From Homeless to Capturing the Soul of the West
"My camera isn’t just a tool — it’s a testimony. Every frame is proof that faith can turn a broken life into a story worth telling."
- Seth Stern
Becoming the Cowboy Photographer was often a humiliating process.
A high school dropout from Los Angeles, I struggled to find my place in the world or integrate into something resembling a normal life. I was an unemployed filmmaker in Hollywood, chewed up and spit out by the creative industry. Demoralized and desperate for a fresh start, I began living in my car, traveling across the country photographing cowboys. Inspired by the outlaw country music I was raised on — artists like Marty Robbins and Johnny Cash — I felt a calling to photograph a world entirely different from my own: the American West.
Family and friends rarely held back their jokes or concerns. And I don’t blame them. Why would they? Any reasonable person would’ve suggested a safer path. I couldn’t be reasoned with. At the end of my rope, I bet everything on myself — buying groceries on credit cards, burning the candle at both ends, working myself to the bone.
Creating art was the only thing that could quiet my mind. Completely devoted to the craft, I’d spend countless hours in some rural McDonald’s mooching free McWi-Fi just to post my images and stories to an audience of none. I had an unwavering conviction to chase what most would call a fool’s dream – being a Western photographer.

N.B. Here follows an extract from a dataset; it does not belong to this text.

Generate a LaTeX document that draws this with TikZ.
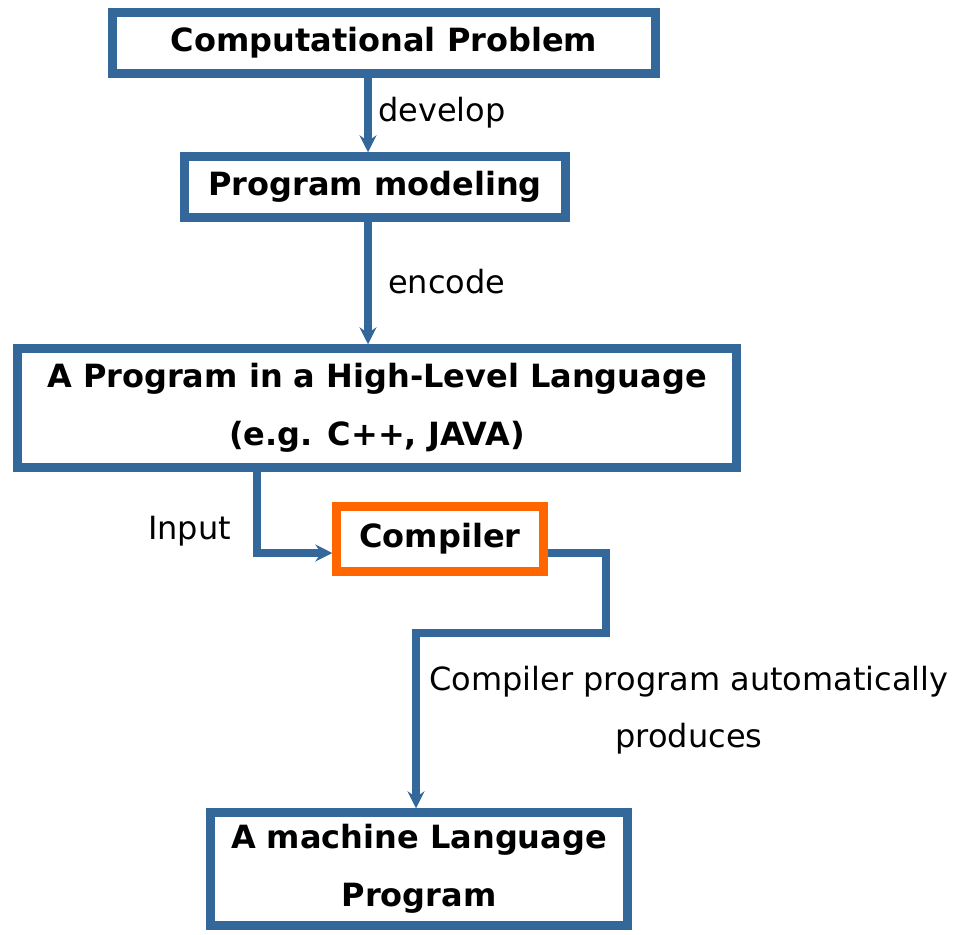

As I photographed these cowboys, something in me was changed. My stone heart began to soften, and a spiritless life gained new meaning. God had broken me down to build me up into something new. Though I resisted it at first, folks began calling me the Cowboy Photographer.
The click of that shutter became my redemption song. Each frame, a prayer. Through the art, I healed. In the light I captured, I found God. My camera isn’t just a tool — it’s a testimony. Every frame is proof that faith can turn a broken life into a story worth telling.